The article is a formidable read (in Swedish), and it brought back a lot of memories from the times when I was swimming twice weekly before going to work in Sofia.
But it also gave me a kind of bitter taste... why does every account from Eastern Europe have to repeat the same tired stereotypes? Even those written by well meaning and knowledgeable authors.
Clara tells stories about the swimming hall in Chisinau that hasn't been renovated since World War II
(I doubt it was built before World War II, but I have never been there), about little old ladies with seemingly irrelevant occupations asking, and about the smell of sovietic detergents or maybe the lack if detergents.
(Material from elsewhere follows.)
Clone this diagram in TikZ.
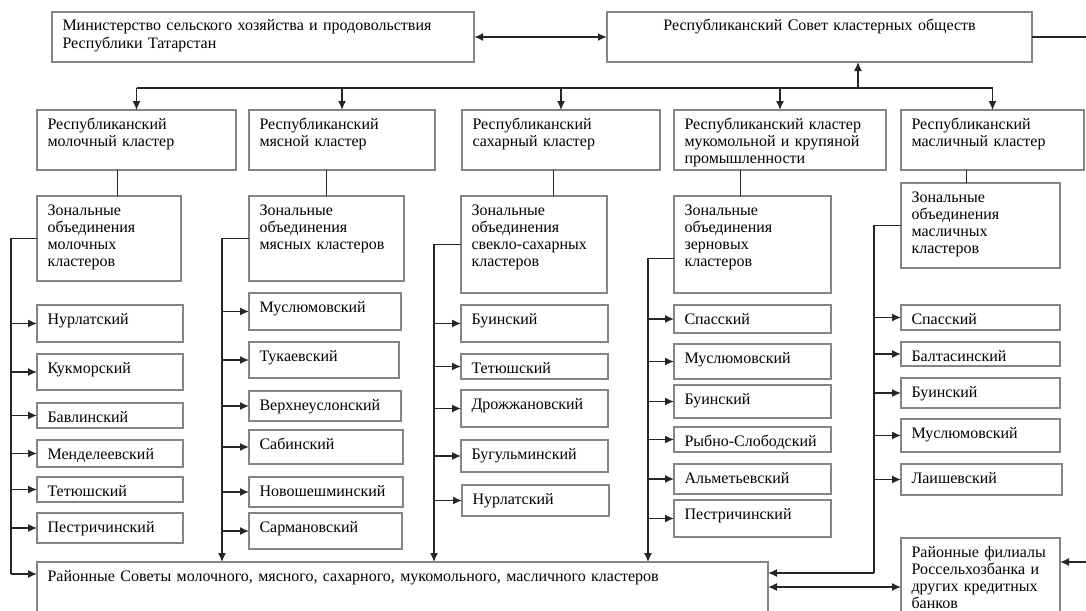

The swimming bath in Sofia makes it to Clara's Top 5 with a 100 m. long pool, overgrown with weeds. I don't really understand which stadion she has in mind ("the olympic stadium"), but to enter it Clara had to pay one little old lady, give the recepit to another little old lady, and get a pair of sandals from a third.
Anyone with a basic knowledge of Easter Europe will smile at this description. It immediately brings a lot of pictures to my mind, even though I went to another bath with a tiny 25 m. pool - the Sport Chamber. I remember the lady who gave out the keys to my locker, who was so utterly disinterested that I had to tap her shoulder in order to get the key. I remember the shower with six showers, where the warm water finished if more than four people where showering at the same time.
But to be honest - this is not what I was thinking about at all at the time I was going there. These visits made my days a lot better - I remember the walks through the park from Orlov most to General Gurko bus stop. Once the winter was over in early March, it was wonderful.
Inside the floor was a little cold, but in which swimming bath is it not? The water was 26 C, and if I was not there on time I had to navigate between the other swimmers. It was neither very fancy, nor very exotic. Just a swimming bath. Dressed in swimming trunks, Bulgarians look very similar to Swedes.
The sad thing is that Claras description is that it is not a lie. It is one story about Bulgaria, one story among many. But this version of Bulgaria - dirty, postcommunistic, outdated - is a cliché that all to often replaces a curious look at reality.